What makes a good teacher?

It’s a difficult question. I personally hold some of my previous teachers responsible for shaping me into the person I am today, and I’m sure most of you can too—but why?

A good teacher is not necessarily someone who is the most knowledgeable, the best researcher, the most eloquent speaker, or the one who grades the easiest. It’s that special individual who is willing to go the extra mile and who demonstrates an unwavering desire to invigorate the minds and scholarly potential of their students.

In celebration of such individuals, U of T’s first Early Career Teaching Awards were presented to the professors who embody these principles and act as examples of teaching prowess. They acknowledge faculty members who employ exceptional teaching skills and are committed to “student learning, pedagogical engagement, and teaching innovation”. Recipients were awarded $3,000 each and were honoured at an Excellence in Teaching Reception on November 3.

UTM’s own Kyle Smith of the Department of Historical Studies is the proud recipient of one of these awards.

Smith is part of the history of religions division within the department and also teaches in a graduate program at the downtown campus.

Smith loves his job because it allows him to pursue his passions in both research and teaching. There are few careers where someone can honestly say that they have almost complete free rein­—this is one of those careers.
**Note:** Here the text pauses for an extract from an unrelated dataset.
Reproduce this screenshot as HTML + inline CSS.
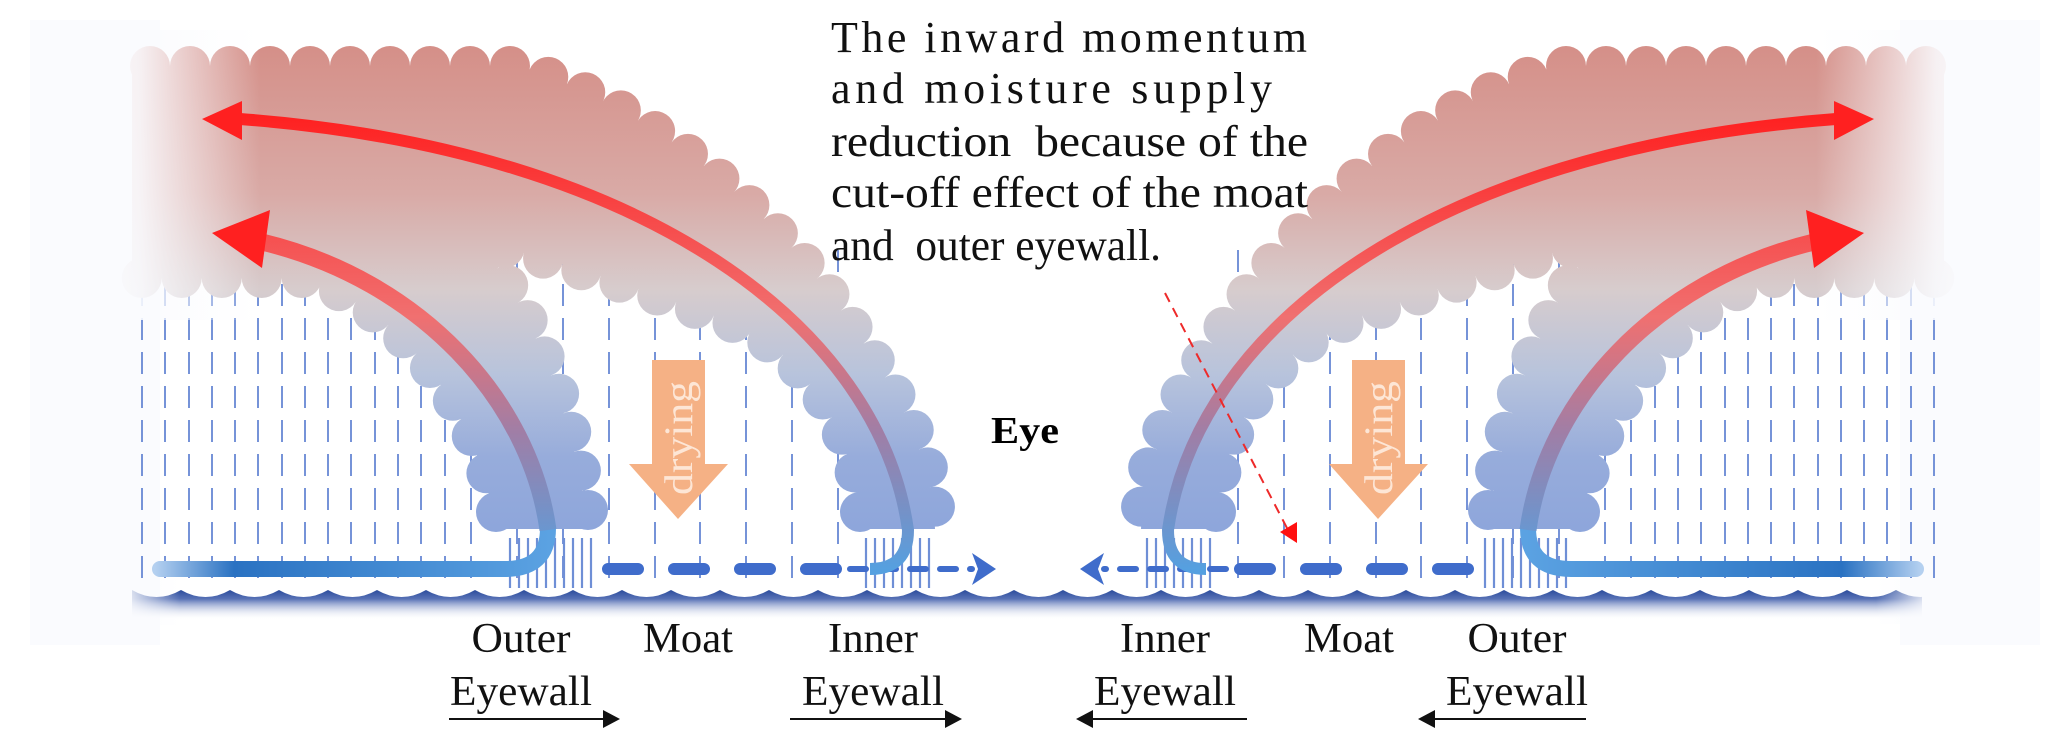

Although his Intro to Christianity course is mandatory, Smith says he wouldn’t have it any other way. He loves teaching it.

Now I hate to admit it, but I may have nonchalantly mentioned to Smith that I personally found his life’s passion both boring and uninteresting. His reply took me by surprise. Smith thinks that high school history is taught in terms of names and dates and great—white—men. He made it abundantly clear that he encourages his students to ask questions that aren’t related to cause and effect, but that are about the larger thematic picture. In fact, Smith believes that he received the award partly because his love for the subject matter translates into students engaging with his lectures.

Smith is originally from Kentucky and moved to Canada about four years ago. He conducted his graduate work at Duke University in North Carolina, got a job here at UTM shortly after, and has lived in Toronto ever since. Smith says that he has enjoyed his time in Canada so far and is shocked at how big and safe a city Toronto is. He recalls memories of hearing gunshots from his home in Kentucky, which, believe it or not, was par for the course in a lot of American cities.

He has definitely witnessed firsthand, as the stereotype suggests, how incredibly nice Canadians are. Living in Toronto means that he witnesses culturally and religiously diverse people from all around the world in one place. He could do without the winters, however—something I and a bunch of us Canucks wholeheartedly agree with.

Smith turned to the world of academia with the intention of being able to read and conduct research on whatever he pleased. He loves the teaching aspect of his job but considers it a secondary motive.

He made his way up the ladder of earning his PhD through this research and was fortunate enough to dodge the onslaught of post docs and teaching assignments. He landed the tenured track gig at UTM in May of 2011. Currently, Smith is an assistant professor and intends to apply for tenure in September 2016.

However, he isn’t all business and leaves enough room for recreation in his busy schedule. To keep his mind and body in peak physical condition, he plays in a soccer league, cycles, and runs every day. He also enjoys cooking and loves to read when he’s not conducting research.

Throughout his childhood, the Star Wars character Yoda was a huge influence on Smith. Yoda was wise, lived out in the wasteland on his own, and knew things everyone else didn’t.

Smith’s passion matured into an interest in philosophy and later ancient philosophy. This interest evolved into a passion for early Christianity and early Christian monasticism, which is his current work specialization.

He’s also done plenty of travelling to conduct his research and has lived in Jerusalem for a year, hiking to and studying in monasteries in the Judean Desert. He spent a lot of time working with language while there. He had one long trip in Turkey, in Constantinople, and other regions around there. Unfortunately, most of the research he conducts now has sites in dangerous places like Western Iran and Northern Iraq. He hopes that in time, he can travel to Iran.

Smith hopes that as he progresses further as an educator, he can create a multitude of new broadly thematic courses that pique the interest of UTM students, such as Christmas and its function in certain societies. While it would be fun to teach such courses, it would be difficult too as Smith believes that it would take him out of his comfort zone in research specialization.

Confucius says that a true teacher is one who, through keeping the past alive, is also able to understand the present. I believe this sums up Smith perfectly.

This article has been corrected from the print edition. The photo that originally accompanied the article was not of Professor Smith. A notice will be printed in the November 16, 2015 issue.